A loving tribute to ’80s grindhouse movies, Machete Kills is perhaps the least serious movie I’ve ever seen. Director Robert Rodriguez apparently does not care about making a quality film. Instead, he focuses on catching the absolute over-the-top feeling of the gritty cult exploitation films that used to play in theaters only late at night.
The first film of the Machete trilogy, 2010’s Machete, started as a mock trailer featured in the Rodriguez/Quentin Tarantino feature Grindhouse. When the trailer became more popular than the encompassing movie itself, Rodriguez decided to make it into a full-blown feature film.
Machete was an over-the-top hit with audiences, featuring the protagonist jumping over buildings with a Gatling gun-enhanced motorcycle and giving us genius lines such as “Machete don’t text.” There’s no way Machete Kills could be more insane than that, right?
Yet compared to Machete Kills, Machete is a mere pocket knife. Starring Charlie Sheen (Scary MoVie) as the president, Mel Gibson (Get the Gringo) as the tech-savvy villain straight out of a James Bond film and Antonio Banderas (Justin and the Knights of Valour) as a hit man called “The Chameleon” who continually changes faces, plus Cuba Gooding Jr. (The Butler) and Lady Gaga, this film is crazier than Gibson’s voicemails.
Danny Trejo (Pendejo) is perfect as Machete Cortez, the Mexican agent who is the deadliest man on earth with a machete.

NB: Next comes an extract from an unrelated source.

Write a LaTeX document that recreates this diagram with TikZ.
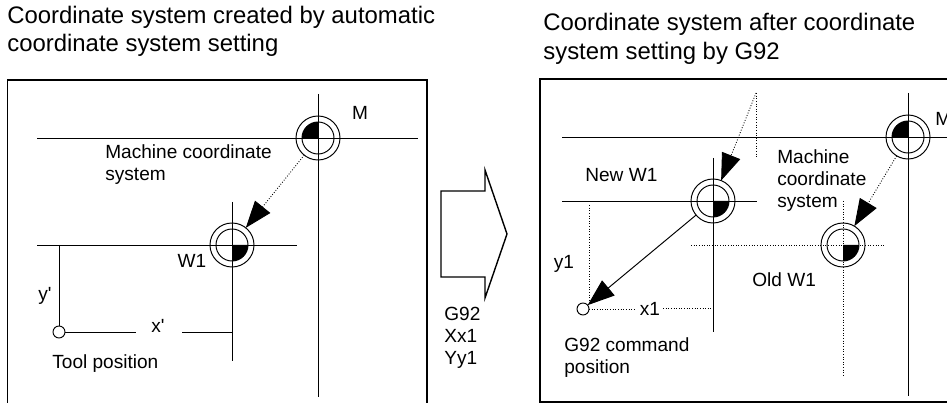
\documentclass[tikz,border=0pt]{standalone}
\usepackage{fontspec}
\setmainfont{Liberation Sans}[Ligatures=TeXOff]
\usetikzlibrary{arrows.meta}
\newcommand{\zeromark}[3]{%
  \node[ringout] (#1) at #2 {};
  \node[ringin] (#1in) at (#1.center) {};
  \fill (#1.center) -- ++(#3:0.32) arc (#3:#3+90:0.32) -- cycle;
}

\begin{document}
\begin{tikzpicture}[
  axis/.style={line width=0.55pt},
  frameline/.style={line width=0.8pt},
  faint/.style={line width=0.5pt, densely dotted},
  head/.style={-{Triangle[length=5.4mm,width=3.9mm]}},
  ringout/.style={circle, draw, line width=0.55pt, minimum size=8.8mm, inner sep=0pt, outer sep=0pt},
  ringin/.style={circle, draw, line width=0.55pt, minimum size=6.4mm, inner sep=0pt, outer sep=0pt},
  toolmark/.style={circle, draw, fill=white, line width=0.55pt, minimum size=2.4mm, inner sep=0pt, outer sep=0pt},
  lab/.style={align=left, font=\fontsize{10.85}{12.5}\selectfont, inner sep=0pt},
  title/.style={align=left, anchor=west, font=\fontsize{13.6}{16.2}\selectfont, inner sep=0pt}
]
\useasboundingbox (0,0) rectangle (18.94,8.06);
% the two headings
\node[title] (lefttitle) at (0.14,7.43)
  {Coordinate system created by automatic\\ coordinate system setting};
\node[title] (righttitle) at (10.86,7.28)
  {Coordinate system after coordinate\\ system setting by G92};
% left panel
\draw[frameline] (0.15,0) -- (0.15,6.46) -- (8.54,6.46) -- (8.54,0);
\draw[axis] (0.74,5.30) -- (8.36,5.30);
\draw[axis] (6.36,6.18) -- (6.36,0.12);
\draw[axis] (0.74,3.16) -- (5.94,3.16);
\draw[axis] (4.64,4.02) -- (4.64,0.84);
\zeromark{lM}{(6.36,5.30)}{90}
\zeromark{lW}{(4.64,3.16)}{270}
\draw[faint, head] (lM) -- (lW);
\node[toolmark] (tool) at (1.18,1.42) {};
\coordinate (ybase) at (1.18,3.16);
\coordinate (xa) at (2.72,1.42);
\coordinate (xb) at (3.64,1.42);
\coordinate (xfoot) at (4.64,1.42);
\draw[axis] (ybase) -- (tool);
\draw[axis] (tool) -- (xa);
\draw[axis] (xb) -- (xfoot);
\node[lab] (lMlab) at (7.20,5.80) {M};
\node[lab, anchor=west] (lmach) at (2.10,4.76) {Machine coordinate\\ system};
\node[lab] (lWlab) at (3.84,2.84) {W1};
\node[lab] (yplab) at (0.90,2.14) {y'};
\node[lab] (xplab) at (3.16,1.54) {x'};
\node[lab, anchor=west] (toollab) at (1.04,0.78) {Tool position};
% the big arrow between the panels
\draw[frameline] (8.82,4.24) -- (9.70,4.24) -- (9.70,4.66) -- (10.14,3.38)
  -- (9.70,2.10) -- (9.70,2.52) -- (8.82,2.52) -- cycle;
\node[lab, anchor=west] (cmdlab) at (8.88,1.30) {G92\\ Xx1\\ Yy1};
% right panel
\draw[frameline] (18.94,6.48) -- (10.80,6.48) -- (10.80,0.02) -- (18.94,0.02);
\draw[axis] (11.24,5.32) -- (18.94,5.32);
\draw[axis] (18.16,6.20) -- (18.16,0.14);
\draw[axis] (11.24,4.04) -- (15.14,4.04);
\draw[axis] (14.26,4.90) -- (14.26,1.42);
\draw[faint] (13.82,3.16) -- (17.72,3.16);
\draw[faint] (16.86,4.04) -- (16.86,0.56);
\zeromark{rM}{(18.16,5.32)}{90}
\zeromark{rN}{(14.26,4.04)}{270}
\zeromark{rO}{(16.86,3.16)}{270}
\coordinate (oldtop) at (15.12,6.20);
\coordinate (oldbot) at (15.12,4.90);
\draw[faint] (oldtop) -- (oldbot);
\draw[faint, head] (oldtop) -- (rN);
\draw[faint, head] (rM) -- (rO);
\node[toolmark] (cmd) at (11.66,1.88) {};
\draw[axis, head] (rN) -- (cmd);
\coordinate (ytop) at (11.78,3.96);
\coordinate (ybot) at (11.78,1.96);
\coordinate (wa) at (12.70,1.88);
\coordinate (wb) at (13.26,1.90);
\coordinate (wfoot) at (14.26,1.90);
\draw[faint] (ytop) -- (ybot);
\draw[faint] (cmd) -- (wa);
\draw[faint] (wb) -- (wfoot);
\node[lab, anchor=west] (rMlab) at (18.70,5.68) {M};
\node[lab, anchor=west] (newlab) at (11.70,4.56) {New W1};
\node[lab, anchor=west] (rmach) at (15.54,4.44) {Machine\\ coordinate\\ system};
\node[lab, anchor=west] (oldlab) at (15.04,2.46) {Old W1};
\node[lab] (y1lab) at (11.28,2.78) {y1};
\node[lab] (x1lab) at (13.00,1.88) {x1};
\node[lab, anchor=west] (cmdpos) at (11.28,0.90) {G92 command\\ position};
\end{tikzpicture}
\end{document}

Machete stabs first and talks later. His mission is to stop Gibson’s character from blowing up the entire world. He ends up riding a nuclear missile, Dr. Strangelove-style, before disarming it in the air (using a machete, of course).
In one scene that sums up the movie perfectly, Cortez is chased by a multitude of bad guys. Out of nowhere, a helicopter swoops down to rescue him. However, instead of hopping in and escaping, Machete uses his grappling hook to latch onto the spinning blades and begins to whirl around the helicopter, becoming a machete-wielding blur. He proceeds to decapitate all of his enemies. It takes the audience some time to realize what exactly was happening on-screen, but when the insanity of Machete’s actions sink in, it’s met with laughter and applause.

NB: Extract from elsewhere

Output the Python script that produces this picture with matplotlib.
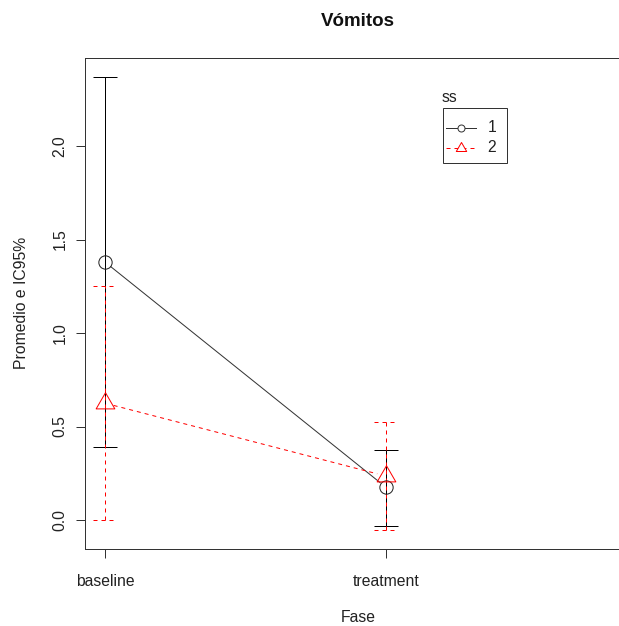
import matplotlib
matplotlib.use("Agg")
import matplotlib.pyplot as plt
import numpy as np
from matplotlib.path import Path
from matplotlib.lines import Line2D
from matplotlib.patches import Rectangle

plt.rcParams['font.family'] = ['Liberation Sans', 'DejaVu Sans']
plt.rcParams['lines.scale_dashes'] = False

fase = ["baseline", "treatment"]
grupos = ["1", "2"]
media_1 = [1.38, 0.175]
lo_1 = [0.39, -0.03]
hi_1 = [2.37, 0.375]
media_2 = [0.625, 0.235]
lo_2 = [0.0, -0.055]
hi_2 = [1.25, 0.525]
yticks = [0.0, 0.5, 1.0, 1.5, 2.0]

W, H = 619, 626
px = 72.0 / 100  # points per pixel at dpi 100
DASH = (4 * px, 4 * px)

# triangle centred on its centroid, like R's pch 2
tri = Path([(0, 1), (-0.866, -0.5), (0.866, -0.5), (0, 1)],
           [Path.MOVETO, Path.LINETO, Path.LINETO, Path.CLOSEPOLY])

fig = plt.figure(figsize=(W / 100, H / 100), dpi=100)
left_px, right_px, top_px, bot_px = 84.7, 631, 58, 549
ax = fig.add_axes([left_px / W, 1 - bot_px / H,
                   (right_px - left_px) / W, (bot_px - top_px) / H])

x = np.arange(1, len(fase) + 1)
ax.set_xlim(0.928, 2.872)
ax.set_ylim(-0.155, 2.471)

cap = 0.043
lw = 1 * px

# error bars
ax.vlines(x, lo_1, hi_1, color="black", lw=lw)
ax.hlines(lo_1, x - cap, x + cap, color="black", lw=lw)
ax.hlines(hi_1, x - cap, x + cap, color="black", lw=lw)
for arr in (lo_2, hi_2):
    for xi, yi in zip(x, arr):
        ax.plot([xi - cap, xi + cap], [yi, yi], color="red", lw=lw,
                dashes=DASH)
for xi, a, b in zip(x, lo_2, hi_2):
    ax.plot([xi, xi], [a, b], color="red", lw=lw, dashes=DASH)


def gapped(xs, ys, gap_px):
    # shorten the joining line so it stops at the symbol, like type="b"
    p = ax.transData.transform(np.column_stack([xs, ys]))
    d = p[1] - p[0]
    u = d / np.hypot(*d)
    q = np.array([p[0] + u * gap_px, p[1] - u * gap_px])
    return ax.transData.inverted().transform(q).T


gx, gy = gapped(x, media_1, 7.5)
ax.plot(gx, gy, color="#333333", lw=lw)
gx, gy = gapped(x, media_2, 9)
ax.plot(gx, gy, color="red", lw=lw, dashes=DASH)

ax.plot(x, media_1, ls="none", marker="o", ms=13.3 * px, mfc="none",
        mec="#222222", mew=lw)
ax.plot(x, media_2, ls="none", marker=tri, ms=21.6 * px, mfc="none",
        mec="red", mew=lw)

for s in ax.spines.values():
    s.set_color("#333333")
    s.set_linewidth(lw)

ax.set_xticks(x)
ax.set_xticklabels(fase, fontsize=11.3)
ax.set_yticks(yticks)
ax.set_yticklabels([f"{v:.1f}" for v in yticks], fontsize=11.3, rotation=90,
                   va="center")
ax.tick_params(axis="both", length=9.4 * px, width=lw, color="#333333",
               labelcolor="#222222")
ax.tick_params(axis="x", pad=11)
ax.tick_params(axis="y", pad=5.5)

fig.text(22 / W, 1 - 303 / H, "Promedio e IC95%", rotation=90,
         ha="center", va="center", fontsize=11.3, color="#222222")
fig.text(358 / W, 1 - 618 / H, "Fase", ha="center", va="center",
         fontsize=11.3, color="#222222")
fig.text(358 / W, 1 - 21 / H, "Vómitos", ha="center", va="center",
         fontsize=13.5, fontweight="bold", color="#111111")

# legend drawn as in R
fig.text(442 / W, 1 - 97 / H, "ss", ha="left", va="center", fontsize=11.3,
         color="#222222")
fig.patches.append(Rectangle((442.7 / W, 1 - 163.3 / H), 64 / W, 55 / H,
                             transform=fig.transFigure, fill=False,
                             edgecolor="#333333", lw=lw))
fig.lines.append(Line2D([446 / W, 476 / W], [1 - 128 / H, 1 - 128 / H],
                        transform=fig.transFigure, color="#333333", lw=lw))
fig.lines.append(Line2D([461 / W], [1 - 128 / H], transform=fig.transFigure,
                        ls="none", marker="o", ms=7 * px, mfc="white",
                        mec="#333333", mew=lw))
fig.lines.append(Line2D([446 / W, 476 / W], [1 - 148 / H, 1 - 148 / H],
                        transform=fig.transFigure, color="red", lw=lw,
                        dashes=DASH))
fig.lines.append(Line2D([461 / W], [1 - 148 / H], transform=fig.transFigure,
                        ls="none", marker=tri, ms=12 * px, mfc="white",
                        mec="red", mew=lw))
for lab, yy in zip(grupos, [128, 148]):
    fig.text(492 / W, 1 - yy / H, lab, ha="center", va="center",
             fontsize=11.3, color="#222222")

fig.savefig("out.png", dpi=100)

Much like this scene, Machete Kills continually surprises its audience by constantly one-upping itself with crazier and crazier antics. This backfires occasionally as scenes are sometimes overflowing with stupidity, such as The Chameleon pulling off his/her seemingly unlimited number of faces, but the result is always entertaining.

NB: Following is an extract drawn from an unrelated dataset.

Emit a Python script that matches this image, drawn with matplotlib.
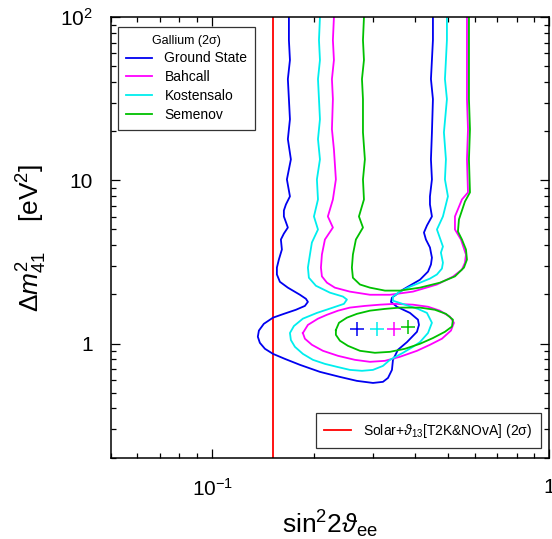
import numpy as np
import matplotlib.pyplot as plt
from matplotlib.ticker import NullFormatter

plt.rcParams['font.family'] = ['Liberation Sans', 'DejaVu Sans']
plt.rcParams['mathtext.fontset'] = 'custom'
plt.rcParams['mathtext.rm'] = 'Liberation Sans'
plt.rcParams['mathtext.it'] = 'Liberation Sans:italic'
plt.rcParams['mathtext.fallback'] = 'stixsans'

# 2 sigma contours (sin^2 2theta_ee, dm^2_41 [eV^2])
# Ground State: one open curve, left edge down, round the bottom, up the right edge
gs_x = [0.1689, 0.1689, 0.1701, 0.1677, 0.1689, 0.1701, 0.1677, 0.1712, 0.1666, 0.1701,
        0.1655, 0.1632, 0.1632, 0.1677, 0.1632, 0.1599, 0.1610, 0.1577, 0.1556, 0.1556,
        0.1588, 0.1677, 0.1821, 0.1897, 0.1923, 0.1884, 0.1772, 0.1632, 0.1515, 0.1423,
        0.1376, 0.1366, 0.1385, 0.1434, 0.1515, 0.1643, 0.1821, 0.2088, 0.2393, 0.2688,
        0.2999, 0.3211, 0.3323, 0.3414, 0.3438, 0.3557, 0.3783, 0.4050, 0.4106, 0.4078,
        0.3861, 0.3533, 0.3391, 0.3414, 0.3681, 0.4134, 0.4368, 0.4456, 0.4486, 0.4426,
        0.4306, 0.4248, 0.4336, 0.4486, 0.4426, 0.4426, 0.4486, 0.4456, 0.4486, 0.4517,
        0.4456, 0.4486, 0.4517, 0.4517]
gs_y = [100, 72.5, 54.7, 41.8, 31.5, 23.7, 17.9, 13.46, 10.14, 7.98,
        7.12, 6.54, 6.01, 5.14, 4.72, 4.34, 3.77, 3.27, 2.92, 2.65,
        2.39, 2.20, 1.99, 1.88, 1.80, 1.70, 1.61, 1.52, 1.44, 1.32,
        1.20, 1.10, 1.01, 0.928, 0.864, 0.805, 0.740, 0.670, 0.624, 0.590,
        0.573, 0.582, 0.615, 0.689, 0.794, 0.915, 1.02, 1.18, 1.30, 1.40,
        1.54, 1.68, 1.80, 1.91, 2.14, 2.46, 2.76, 3.05, 3.36, 3.88,
        4.34, 4.79, 5.29, 6.01, 7.12, 7.98, 10.14, 13.46, 19.7, 31.5,
        41.8, 54.7, 72.5, 100]

# Kostensalo: also one open curve
ko_x = [0.2088, 0.2074, 0.2088, 0.2060, 0.2074, 0.2088, 0.2060, 0.2088, 0.2045, 0.2060,
        0.2004, 0.2060, 0.1976, 0.1950, 0.1923, 0.1936, 0.2031, 0.2235, 0.2443, 0.2510,
        0.2459, 0.2281, 0.2045, 0.1858, 0.1748, 0.1701, 0.1712, 0.1760, 0.1858, 0.1990,
        0.2160, 0.2347, 0.2562, 0.2782, 0.2999, 0.3211, 0.3368, 0.3681, 0.3940, 0.4134,
        0.4368, 0.4486, 0.4336, 0.4078, 0.3731, 0.3438, 0.3438, 0.3606, 0.3861, 0.4134,
        0.4426, 0.4642, 0.4803, 0.4836, 0.4770, 0.4836, 0.4642, 0.4836, 0.4936, 0.5004,
        0.4903, 0.4936, 0.4869, 0.4970, 0.4903, 0.4936, 0.4970, 0.4970]
ko_y = [100, 72.5, 54.7, 41.8, 31.5, 23.7, 17.9, 13.46, 10.14, 7.64,
        6.01, 5.00, 4.16, 3.51, 2.92, 2.53, 2.26, 2.05, 1.94, 1.86,
        1.75, 1.66, 1.54, 1.42, 1.28, 1.16, 1.05, 0.954, 0.864, 0.794,
        0.750, 0.719, 0.689, 0.680, 0.689, 0.729, 0.794, 0.877, 0.954, 1.02,
        1.16, 1.34, 1.54, 1.63, 1.73, 1.83, 1.94, 2.08, 2.23, 2.36,
        2.50, 2.65, 2.88, 3.13, 3.61, 3.93, 5.00, 6.01, 7.12, 7.98,
        10.14, 13.46, 19.7, 31.5, 41.8, 54.7, 72.5, 100]

# Bahcall: open upper band plus a closed island
ba_x = [0.2297, 0.2281, 0.2297, 0.2266, 0.2281, 0.2266, 0.2297, 0.2328, 0.2281, 0.2204,
        0.2281, 0.2160, 0.2116, 0.2102, 0.2116, 0.2190, 0.2312, 0.2562, 0.2938, 0.3368,
        0.3940, 0.4642, 0.5178, 0.5507, 0.5622, 0.5660, 0.5470, 0.5250, 0.5250, 0.5507,
        0.5739, 0.5699, 0.5739, 0.5699, 0.5699, 0.5699]
ba_y = [100, 72.5, 54.7, 41.8, 31.5, 20.6, 15.5, 10.14, 7.64, 6.01,
        5.14, 4.34, 3.51, 2.92, 2.58, 2.36, 2.20, 2.08, 1.99, 1.99,
        2.08, 2.30, 2.57, 2.84, 3.13, 3.51, 4.34, 5.00, 6.01, 7.64,
        8.44, 13.46, 20.6, 31.5, 54.7, 100]
ba_isl_x = [0.1858, 0.1923, 0.2060, 0.2190, 0.2363, 0.2562, 0.2838, 0.3146, 0.3485, 0.3940,
            0.4368, 0.4738, 0.5073, 0.5214, 0.5108, 0.4803, 0.4426, 0.4050, 0.3606, 0.3255,
            0.2938, 0.2651, 0.2363, 0.2131, 0.1976, 0.1884, 0.1858]
ba_isl_y = [1.16, 1.30, 1.42, 1.50, 1.59, 1.66, 1.70, 1.73, 1.75, 1.73,
            1.68, 1.59, 1.46, 1.34, 1.20, 1.07, 0.982, 0.902, 0.829, 0.783,
            0.772, 0.794, 0.840, 0.902, 0.982, 1.07, 1.16]

# Semenov: open upper band plus a closed island
se_x = [0.2820, 0.2801, 0.2820, 0.2782, 0.2801, 0.2801, 0.2838, 0.2801, 0.2820, 0.2725,
        0.2801, 0.2669, 0.2615, 0.2597, 0.2615, 0.2744, 0.2938, 0.3255, 0.3606, 0.4134,
        0.4738, 0.5250, 0.5583, 0.5699, 0.5660, 0.5507, 0.5358, 0.5395, 0.5622, 0.5817,
        0.5777, 0.5817, 0.5777, 0.5777, 0.5777]
se_y = [100, 72.5, 54.7, 41.8, 31.5, 19.7, 13.46, 10.14, 7.64, 6.01,
        5.14, 4.34, 3.51, 2.92, 2.53, 2.30, 2.20, 2.11, 2.11, 2.20,
        2.36, 2.58, 2.92, 3.27, 3.77, 4.34, 4.86, 5.76, 7.43, 8.44,
        13.46, 20.6, 31.5, 54.7, 100]
se_isl_x = [0.2328, 0.2378, 0.2510, 0.2688, 0.2938, 0.3255, 0.3606, 0.4134, 0.4578, 0.4936,
            0.5178, 0.5144, 0.4903, 0.4517, 0.4134, 0.3731, 0.3368, 0.3039, 0.2744, 0.2527,
            0.2393, 0.2328, 0.2328]
se_isl_y = [1.21, 1.34, 1.44, 1.52, 1.59, 1.63, 1.66, 1.66, 1.61, 1.52,
            1.40, 1.27, 1.18, 1.08, 0.996, 0.928, 0.889, 0.877, 0.902, 0.968,
            1.04, 1.13, 1.21]

# best fit points: Ground State, Kostensalo, Bahcall, Semenov
bf_x = [0.2688, 0.3082, 0.3461, 0.3809]
bf_y = [1.23, 1.23, 1.23, 1.27]

# Solar + theta13 bound
solar_x = 0.1514

c_gs, c_ba, c_ko, c_se = '#0000f0', '#ff00ff', '#00eeee', '#00c000'
lw = 1.3

fig = plt.figure(figsize=(5.52, 5.39), dpi=100)
ax = fig.add_axes([0.2005, 0.1512, 0.7946, 0.8167])

ax.axvline(solar_x, color='#ff0000', lw=lw)
l_gs, = ax.plot(gs_x, gs_y, color=c_gs, lw=lw)
l_ba, = ax.plot(ba_x, ba_y, color=c_ba, lw=lw)
ax.plot(ba_isl_x, ba_isl_y, color=c_ba, lw=lw)
l_ko, = ax.plot(ko_x, ko_y, color=c_ko, lw=lw)
l_se, = ax.plot(se_x, se_y, color=c_se, lw=lw)
ax.plot(se_isl_x, se_isl_y, color=c_se, lw=lw)

for x, y, c in zip(bf_x, bf_y, [c_gs, c_ko, c_ba, c_se]):
    ax.plot(x, y, marker='+', ms=10, mew=1.1, color=c, ls='none')

ax.set_xscale('log')
ax.set_yscale('log')
ax.set_xlim(0.05, 1)
ax.set_ylim(0.2, 100)

ax.set_xticks([0.1, 1])
ax.set_xticklabels([r'$10^{-1}$', '1'])
ax.set_yticks([1, 10, 100])
ax.set_yticklabels(['1', '10', r'$10^2$'])
ax.xaxis.set_minor_formatter(NullFormatter())
ax.yaxis.set_minor_formatter(NullFormatter())
ax.tick_params(which='both', direction='in', top=True, right=True, width=0.9)
ax.tick_params(which='major', length=6.5, labelsize=15)
ax.tick_params(axis='x', which='major', pad=15)
ax.tick_params(axis='y', which='major', pad=13)
ax.tick_params(which='minor', length=3.6)
for s in ax.spines.values():
    s.set_linewidth(1.1)

ax.set_xlabel(r'$\mathrm{sin}^2 2\vartheta_{\mathrm{ee}}$', fontsize=19, labelpad=6)
ax.set_ylabel(r'$\Delta m^2_{41}$    [eV$^2$]', fontsize=19, labelpad=8)

leg1 = ax.legend([l_gs, l_ba, l_ko, l_se],
                 ['Ground State', 'Bahcall', 'Kostensalo', 'Semenov'],
                 title='Gallium (2σ)', title_fontsize=9, fontsize=10,
                 loc='upper left', bbox_to_anchor=(0.0166, 0.978), borderaxespad=0,
                 fancybox=False, edgecolor='#333333', framealpha=1,
                 handlelength=1.9, handletextpad=0.9, labelspacing=0.35, borderpad=0.55)
leg1.get_frame().set_linewidth(0.9)
ax.add_artist(leg1)

red = plt.Line2D([], [], color='#ff0000', lw=lw)
leg2 = ax.legend([red], [r'Solar+$\vartheta_{13}$[T2K&NOvA] (2σ)'], fontsize=10,
                 loc='lower right', bbox_to_anchor=(0.981, 0.0216), borderaxespad=0,
                 fancybox=False, edgecolor='#333333', framealpha=1,
                 handlelength=1.9, handletextpad=0.9, borderpad=0.6)
leg2.get_frame().set_linewidth(0.9)

fig.savefig('out.png', dpi=100)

The movie ends in a cliffhanger with Machete traveling to space in pursuit of Gibson’s character. Though Machete Kills didn’t wrap up nicely like the first installment, the trailer for the final film, Machete Kills Again … In Space!, featured before the credits, is drop-dead hilarious and excites the audience for the last film in the Machete trilogy.
The audience for Machete Kills is self-selecting. The trailers are upfront with what the film offers, and Machete Kills delivers perfectly on each of those promises. It’s not a movie for everyone. But if you can suspend your sense of disbelief and laugh at a movie that laughs at itself, you just might fall in love with Machete Kills.